In its place, he said, the new design will include a new open porch that will become a foyer to the main entrance. A landscaped and handicap-accessible path will connect the house to the Eller College's McClelland Hall, the adjacent Smith House and with the Olive Road pedestrian tunnel leading to the main campus.
Most of the work on the house includes new roofing, trim and gutters, plaster repair, floor replacement and paint. There's also new mechanical, electrical, IT, security and plumbing systems.
"We discovered that once you are able to put in new infrastructure – air conditioning, plumbing – and make sure all of that is solid and in good condition, the rest of it can be maintained very, very well. It's really the infrastructure that is the root of most troubles in older homes. If you have a good roof, sound walls and foundation, then you're OK," said Jeffery.
"It isn't going to be a bells-and-whistles kind of house. The rehabilitation going to take it back to its original character, which was a relatively modest house.

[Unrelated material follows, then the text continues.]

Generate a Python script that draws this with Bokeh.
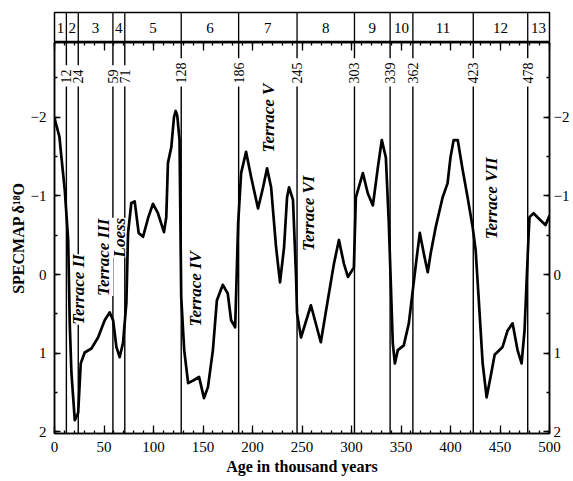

But it's very, very functional."
Jeffery said the advancement of the University depends on having places for research groups to work on interdisciplinary issues, what he called "intellectual spaces." Having Cannon-Douglass eases some of the pressure on CALA's growing academic programs, especially after budget constraints limited the size of the new CALA addition and the Planning Program was brought back to the college.
Said Jeffery: "We're very fortunate to be able to have this kind of space."